## begin

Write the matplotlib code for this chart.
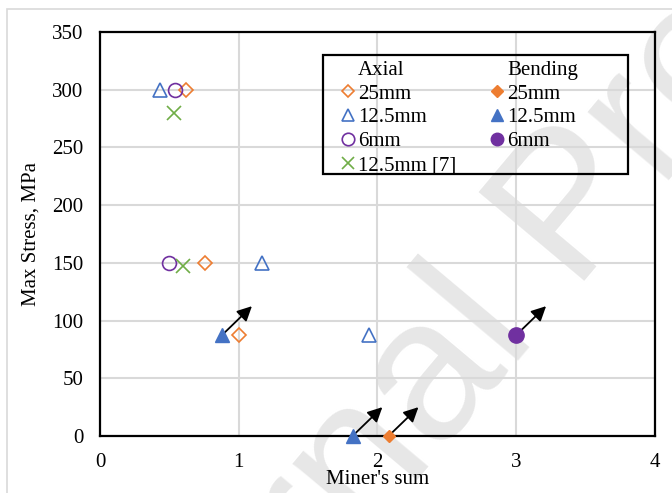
import numpy as np
import matplotlib.pyplot as plt
from matplotlib.lines import Line2D
from matplotlib.patches import Rectangle

plt.rcParams['font.family'] = ['Liberation Serif', 'DejaVu Serif']

# Axial loading
ax25_x = [0.62, 0.76, 1.0]
ax25_y = [300, 150, 87.5]
ax125_x = [0.43, 1.17, 1.94]
ax125_y = [300, 150, 87.5]
ax6_x = [0.54, 0.50]
ax6_y = [300, 150]
ref7_x = [0.53, 0.60]
ref7_y = [280, 147]

# Bending loading
bd25_x = [2.08]
bd25_y = [0]
bd125_x = [0.88, 1.82]
bd125_y = [87.5, 0]
bd6_x = [3.0]
bd6_y = [87.5]

orange = '#ED7D31'
blue = '#4472C4'
purple = '#7030A0'
green = '#70AD47'

fig = plt.figure(figsize=(6.72, 4.93), dpi=100)
ax = fig.add_axes([0.1488, 0.1156, 0.8259, 0.8194])
ax.patch.set_alpha(0)

# watermark behind everything
fig.text(0.170, -0.708, 'Journal Pre-proof', rotation=50, rotation_mode='anchor',
         ha='left', va='baseline', fontsize=145, color='#e7e7e7',
         family='Liberation Sans', zorder=-5)
# faint page border
fig.patches.append(Rectangle((7 / 672, -0.1), 1.2, 1 - 9 / 493 + 0.1, transform=fig.transFigure,
                             fill=False, edgecolor='#d9d9d9', lw=1.2, zorder=-6))

ax.plot(ax25_x, ax25_y, ls='none', marker='D', ms=7, mfc='none', mec=orange, mew=1.2, clip_on=False)
ax.plot(ax125_x, ax125_y, ls='none', marker='^', ms=10, mfc='none', mec=blue, mew=1.2, clip_on=False)
ax.plot(ax6_x, ax6_y, ls='none', marker='o', ms=10, mfc='none', mec=purple, mew=1.2, clip_on=False)
ax.plot(ref7_x, ref7_y, ls='none', marker='x', ms=10, mec=green, mew=1.2, clip_on=False)
ax.plot(bd25_x, bd25_y, ls='none', marker='D', ms=6.5, color=orange, clip_on=False, zorder=5)
ax.plot(bd125_x, bd125_y, ls='none', marker='^', ms=10, color=blue, clip_on=False, zorder=5)
ax.plot(bd6_x, bd6_y, ls='none', marker='o', ms=11, color=purple, clip_on=False, zorder=5)

# arrows on the bending run-outs
bx = bd25_x + bd125_x + bd6_x
by = bd25_y + bd125_y + bd6_y
for x, y in zip(bx, by):
    ax.annotate('', xy=(x + 0.215, y + 25), xytext=(x, y),
                arrowprops=dict(arrowstyle='-|>', color='black', lw=1.3,
                                mutation_scale=22, shrinkA=0, shrinkB=0))

ax.set_xlim(0, 4)
ax.set_ylim(0, 350)
ax.set_xticks(np.arange(0, 5, 1))
ax.set_yticks(np.arange(0, 351, 50))
ax.grid(True, color='#d9d9d9', lw=1.5)
ax.set_axisbelow(True)
ax.tick_params(length=0, labelsize=15, pad=12)
for s in ax.spines.values():
    s.set_linewidth(1.6)
    s.set_color('black')
ax.set_xlabel("Miner's sum", fontsize=15, labelpad=-1)
ax.set_ylabel('Max Stress, MPa', fontsize=15, labelpad=8)

blank = Line2D([], [], ls='none')
handles = [blank,
           Line2D([], [], ls='none', marker='D', ms=6.5, mfc='none', mec=orange, mew=1.2),
           Line2D([], [], ls='none', marker='^', ms=9, mfc='none', mec=blue, mew=1.2),
           Line2D([], [], ls='none', marker='o', ms=9, mfc='none', mec=purple, mew=1.2),
           Line2D([], [], ls='none', marker='x', ms=9, mec=green, mew=1.2),
           blank,
           Line2D([], [], ls='none', marker='D', ms=6.5, color=orange),
           Line2D([], [], ls='none', marker='^', ms=9, color=blue),
           Line2D([], [], ls='none', marker='o', ms=9, color=purple),
           blank]
labels = ['Axial', '25mm', '12.5mm', '6mm', '12.5mm [7]',
          'Bending', '25mm', '12.5mm', '6mm', '']
ax.legend(handles, labels, ncol=2, loc='upper left', bbox_to_anchor=(0.4398, 0.9306),
          fontsize=15, frameon=False, handlelength=0.385, handletextpad=0.29,
          labelspacing=0.207, columnspacing=1.78, borderpad=0, borderaxespad=0)
# legend frame is wider than its entries
ax.add_patch(Rectangle((0.402, 0.6485), 0.549, 0.2945, transform=ax.transAxes,
                       fill=False, edgecolor='black', lw=1.6, zorder=6))

fig.savefig('out.png', dpi=100)
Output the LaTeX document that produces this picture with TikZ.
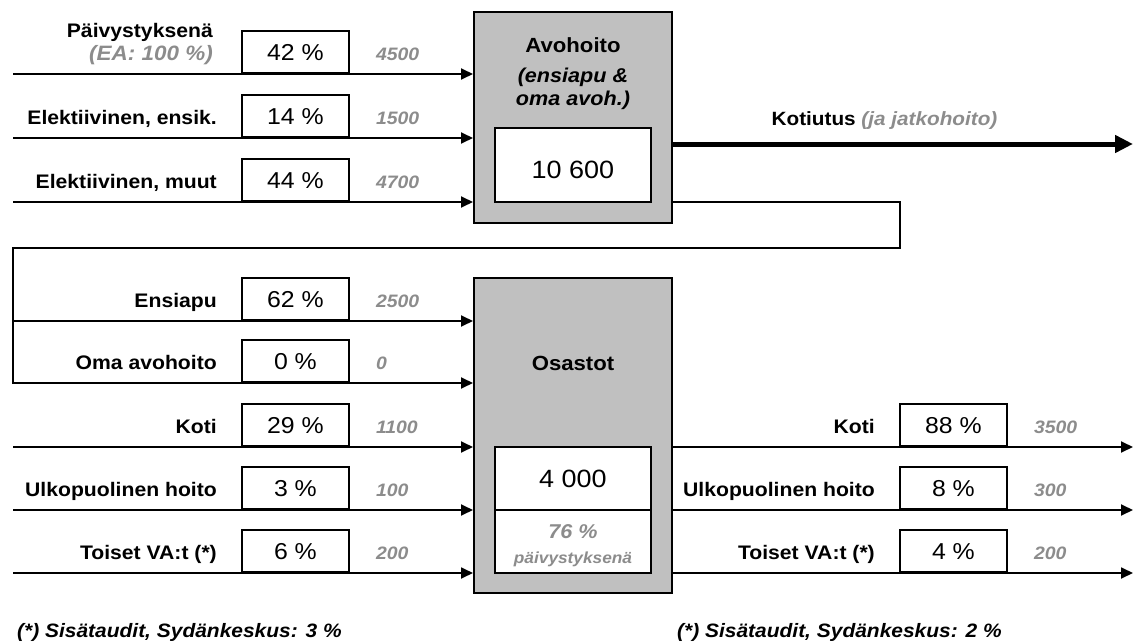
\documentclass[tikz,border=0pt]{standalone}
\usepackage{fontspec}
\setmainfont[FakeStretch=1.08]{Liberation Sans}
\usepackage{tikz}
\usetikzlibrary{arrows.meta, positioning, calc}
\definecolor{boxgray}{RGB}{192,192,192}
\definecolor{numgray}{RGB}{140,140,140}

\begin{document}
\begin{tikzpicture}[
    x=1pt, y=-1pt,
    node distance=24pt,
    unit/.style={rectangle, draw, line width=2pt, fill=boxgray, minimum width=198pt, inner sep=0pt},
    valbox/.style={rectangle, draw, line width=1.8pt, fill=white, minimum width=156pt,
                   minimum height=63pt, inner sep=0pt, outer sep=0pt},
    pct/.style={rectangle, draw, line width=1.8pt, minimum width=107pt, minimum height=42pt,
                inner sep=0pt, font=\fontsize{23}{23}\selectfont},
    lbl/.style={inner sep=0pt, font=\fontsize{19.6}{23}\selectfont\bfseries},
    num/.style={inner sep=0pt, text=numgray, font=\fontsize{18}{18}\selectfont\bfseries\itshape},
    title/.style={inner sep=0pt, anchor=base, font=\fontsize{20.5}{24}\selectfont\bfseries},
    foot/.style={inner sep=0pt, anchor=base west, font=\fontsize{19.4}{19.4}\selectfont\bfseries\itshape},
    flow/.style={-{Triangle[length=12pt, width=11pt]}, line width=1.8pt},
    outflow/.style={-{Triangle[length=18pt, width=17pt]}, line width=5pt}
]
\useasboundingbox (0,0) rectangle (1136,642);

% Avohoito
\node[unit, minimum height=211pt] (avo) at (573,117.5) {};
\node[title] (avot) at (573,53) {Avohoito};
\node[title, font=\fontsize{20}{24}\selectfont\bfseries\itshape] at (573,83) {(ensiapu \&};
\node[title, font=\fontsize{20}{24}\selectfont\bfseries\itshape] at (573,106) {oma avoh.)};
\node[valbox, minimum height=74pt] (aval) at (573,165) {};
\node[title, font=\fontsize{25}{25}\selectfont] at (573,178) {10 600};

% Osastot
\node[unit, minimum height=315pt] (osa) at (573,435.5) {};
\node[title] at (573,370) {Osastot};
\node[valbox, font=\fontsize{25}{25}\selectfont] (oval) at (573,478.5) {4 000};
\node[valbox, below=0pt of oval] (oday) {};
\node[title, text=numgray, font=\fontsize{20}{20}\selectfont\bfseries\itshape] at (573,538) {76 \%};
\node[title, text=numgray, font=\fontsize{16}{16}\selectfont\bfseries\itshape] at (573,563) {päivystyksenä};

% tulot avohoitoon
\coordinate (in1) at (13,74);
\coordinate (in2) at (13,138);
\coordinate (in3) at (13,202);
\node[pct, anchor=south west] (pday) at (241,74) {42 \%};
\node[pct, anchor=south west] (pele) at (241,138) {14 \%};
\node[pct, anchor=south west] (poth) at (241,202) {44 \%};
\node[lbl, text=numgray, font=\fontsize{20.8}{23}\selectfont\bfseries\itshape, base left=28pt of pday] (lea) {(EA: 100 \%)};
\node[lbl, anchor=base east, yshift=23pt] at (lea.base east) {Päivystyksenä};
\node[lbl, base left=of pele] {Elektiivinen, ensik.};
\node[lbl, base left=of poth] {Elektiivinen, muut};
\node[num, base right=26pt of pday] {4500};
\node[num, base right=26pt of pele] {1500};
\node[num, base right=26pt of poth] {4700};
\draw[flow] (in1) -- (in1 -| avo.west);
\draw[flow] (in2) -- (in2 -| avo.west);
\draw[flow] (in3) -- (in3 -| avo.west);

% kotiutus
\coordinate (home) at (1133,144);
\draw[outflow] (home -| avo.east) -- (home);
\node[lbl, anchor=base, font=\fontsize{19.2}{19.2}\selectfont\bfseries] at (884.5,125)
    {Kotiutus {\color{numgray}\itshape (ja jatkohoito)}};

% tulot osastoille
\coordinate (turn) at (900,248);
\coordinate (back) at (13,248);
\coordinate (in4) at (13,321);
\coordinate (in5) at (13,383);
\coordinate (in6) at (13,447);
\coordinate (in7) at (13,510);
\coordinate (in8) at (13,573);
\node[pct, anchor=south west] (pfirst) at (241,321) {62 \%};
\node[pct, anchor=south west] (pown) at (241,383) {0 \%};
\node[pct, anchor=south west] (phome) at (241,447) {29 \%};
\node[pct, anchor=south west] (pext) at (241,510) {3 \%};
\node[pct, anchor=south west] (pva) at (241,573) {6 \%};
\node[lbl, base left=of pfirst] {Ensiapu};
\node[lbl, base left=of pown] {Oma avohoito};
\node[lbl, base left=of phome] {Koti};
\node[lbl, base left=of pext] {Ulkopuolinen hoito};
\node[lbl, base left=of pva] {Toiset VA:t (*)};
\node[num, base right=26pt of pfirst] {2500};
\node[num, base right=26pt of pown] {0};
\node[num, base right=26pt of phome] {1100};
\node[num, base right=26pt of pext] {100};
\node[num, base right=26pt of pva] {200};
\draw[flow] (avo.east |- aval.south) -| (turn) -- (back) |- (in5 -| osa.west);
\draw[flow] (in4) -- (in4 -| osa.west);
\draw[flow] (in6) -- (in6 -| osa.west);
\draw[flow] (in7) -- (in7 -| osa.west);
\draw[flow] (in8) -- (in8 -| osa.west);

% lähdöt osastoilta
\coordinate (out1) at (1133,447);
\coordinate (out2) at (1133,510);
\coordinate (out3) at (1133,573);
\node[pct, anchor=south west] (qhome) at (899,447) {88 \%};
\node[pct, anchor=south west] (qext) at (899,510) {8 \%};
\node[pct, anchor=south west] (qva) at (899,573) {4 \%};
\node[lbl, base left=of qhome] {Koti};
\node[lbl, base left=of qext] {Ulkopuolinen hoito};
\node[lbl, base left=of qva] {Toiset VA:t (*)};
\node[num, base right=26pt of qhome] {3500};
\node[num, base right=26pt of qext] {300};
\node[num, base right=26pt of qva] {200};
\draw[flow] (out1 -| osa.east) -- (out1);
\draw[flow] (out2 -| osa.east) -- (out2);
\draw[flow] (out3 -| osa.east) -- (out3);

% alaviitteet
\node[foot] at (17,637) {(*) Sisätaudit, Sydänkeskus: 3 \%};
\node[foot] at (677,637) {(*) Sisätaudit, Sydänkeskus: 2 \%};
\end{tikzpicture}
\end{document}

## end

* _Work to be completed_: Could the lines from the top of the material through the line with "fill=False, edgecolor='#d9d9d9', lw=1.2, zorder=-6))" be repeated exactly, pictures left out?

* _Correct response_:
Write the matplotlib code for this chart.
import numpy as np
import matplotlib.pyplot as plt
from matplotlib.lines import Line2D
from matplotlib.patches import Rectangle

plt.rcParams['font.family'] = ['Liberation Serif', 'DejaVu Serif']

# Axial loading
ax25_x = [0.62, 0.76, 1.0]
ax25_y = [300, 150, 87.5]
ax125_x = [0.43, 1.17, 1.94]
ax125_y = [300, 150, 87.5]
ax6_x = [0.54, 0.50]
ax6_y = [300, 150]
ref7_x = [0.53, 0.60]
ref7_y = [280, 147]

# Bending loading
bd25_x = [2.08]
bd25_y = [0]
bd125_x = [0.88, 1.82]
bd125_y = [87.5, 0]
bd6_x = [3.0]
bd6_y = [87.5]

orange = '#ED7D31'
blue = '#4472C4'
purple = '#7030A0'
green = '#70AD47'

fig = plt.figure(figsize=(6.72, 4.93), dpi=100)
ax = fig.add_axes([0.1488, 0.1156, 0.8259, 0.8194])
ax.patch.set_alpha(0)

# watermark behind everything
fig.text(0.170, -0.708, 'Journal Pre-proof', rotation=50, rotation_mode='anchor',
         ha='left', va='baseline', fontsize=145, color='#e7e7e7',
         family='Liberation Sans', zorder=-5)
# faint page border
fig.patches.append(Rectangle((7 / 672, -0.1), 1.2, 1 - 9 / 493 + 0.1, transform=fig.transFigure,
                             fill=False, edgecolor='#d9d9d9', lw=1.2, zorder=-6))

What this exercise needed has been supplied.